Attending Your First Convention Post KS

Even though I've been attending the Origins Game Fair regularly since 2000 and had attended a few times before that, this year was special for me since it was less than two months after my first published game "Legends and Lies" had been released.  While I spent the lion's share of the convention running and promoting the game, I formulated a few key strategies I would like to share with anyone preparing to get the word out about their game at a gaming convention. Here they are, in no particular order:

1) Carry your game with you at all times. What I considered my "guerrilla" marketing was always having my game with me and visible.  Gamers are naturally curious, especially when they see a game they may not have seen before. Over the course of the convention, many people struck up conversations with me because they saw the game in my hand or sitting out on the table while I was playing other games, or even while I was eating lunch. If you have people with you that are willing to carry a game with them, the more the merrier. It's free and effective. This actually leads to my next strategy... 

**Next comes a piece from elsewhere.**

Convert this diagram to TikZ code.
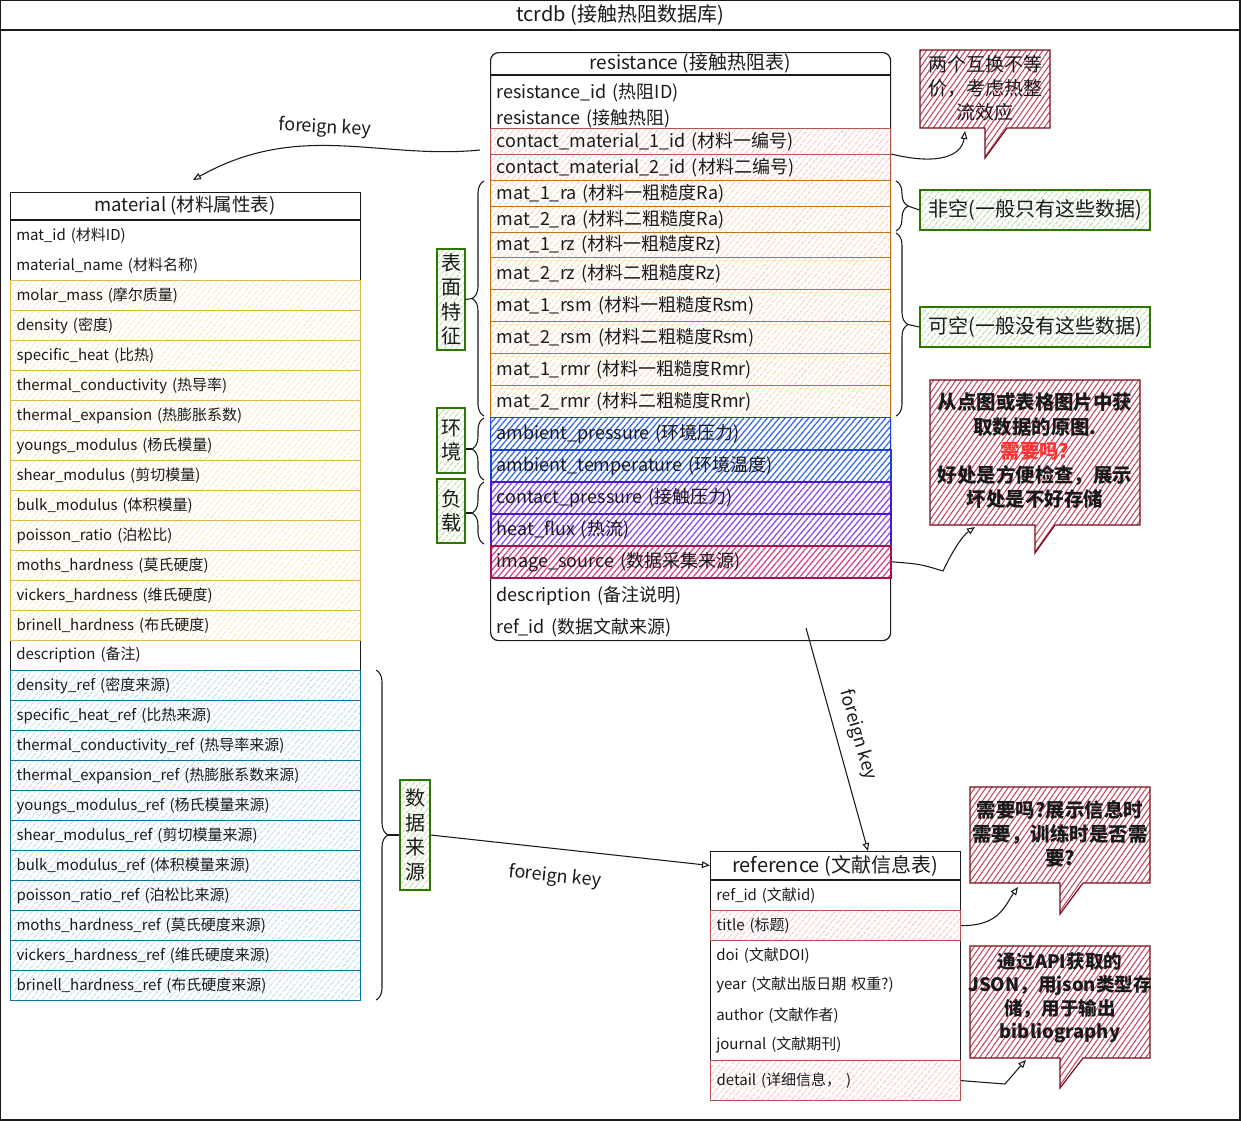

2) Have a thirty second pitch. When people ask you about a game, they are not usually looking for a full rules explanation, so you should have a 15-30 second pitch about your game covering it's theme, basic mechanics and what makes it cool or unique. If they want more after that, you can expand starting with the area that seemed to be of most interest to them. You can usually tell what that is by the questions they ask or the reaction they have when you talk about the game.

3) Invest in a banner or something to draw people to your area. I spent about $100 on a six foot portable standing banner, and it was worth every penny. People would stop by just to see what the game was about, and I found out later that the banner was being used by the game headquarters table to aid with directing players to their games.  "Do you see that banner with the waving alien? Your game is past that and to the left". 

4) Promote at the convention. It goes without saying that you should have been promoting your game's premier before the convention, but there is no reason to stop once the convention starts. Flyers can either be handed out or posted around the convention center (check with convention staff to see if this is allowed), but I also found great success with free promo cards. What worked for me was setting out packs of promo cards, along with a paper that listed my event times and reference numbers. Whatever you use, including the event number is important because you want to make it as easy as possible for anyone wanting to join your game to sign up.

5) If you don't have an outgoing personality, bring someone who does. I saw several small and/or new game publishers either sitting in their booths reading or just sitting at a table waiting for people to come to them. That is a surefire way to waste your time (and money in the case of a booth), because little to no interest is being generated. I understand that not all of us are good or comfortable with dealing with the public, but if you are one of those people who has some trouble drawing a crowd, get help that is outgoing.

6) Schedule your game for early in the convention, off-hours and times that don't conflict with popular events. By far the busiest day I had running my game was the first day of the convention. Most of my events were full, and some were well over capacity. The reason for this, I believe, was that there were far fewer choices on the first day, especially before late afternoon. As a result, people were more willing to take a shot with an unknown or new game. Also, the dealer's hall did not open until the following day. My least busy time was Friday afternoon which was one of the most packed times for events, so it goes to show you that timing is everything.

7) Have fun, and let your enthusiasm for your game show.  I know running games all day, even your own, can be taxing and get repetitive. Always keep in mind what it was that drove you to create your game and what you love about it, as that will naturally shine through. If you are not excited about your game, you can't expect anyone else to be either.    

8) Have a sales plan in place. Assuming you don't have a table or booth yourself, if possible get your game into the dealer's room, and steer anyone wanting the game to the dealers that carry it. This can generate interest and sales. You should also make sure the people selling your game know you are running it at the convention so they can point people who are interested in your direction too.  If that's not an option, and you are selling directly (assuming the convention allows it), be sure to have enough copies with you and information in the form of a card or flyer with your website so people know how to purchase your game after the convention.

9) Plan to connect with fans post-convention. This is one of things I didn't do until I realized late in the convention that I was missing opportunities to build up Shoot Again Games Facebook and Twitter followings. The benefits of this should be obvious if you are planning on producing any more games or expansions. I wish I had thought to have a little sticker, postcard or flyer that said "follow us at" and the info on it. I will next time.   

By the end of the convention it was clear that attending conventions is something I need to be being more of and I recommend anyone who is interested in generating more interest post-Kickstarter do the same.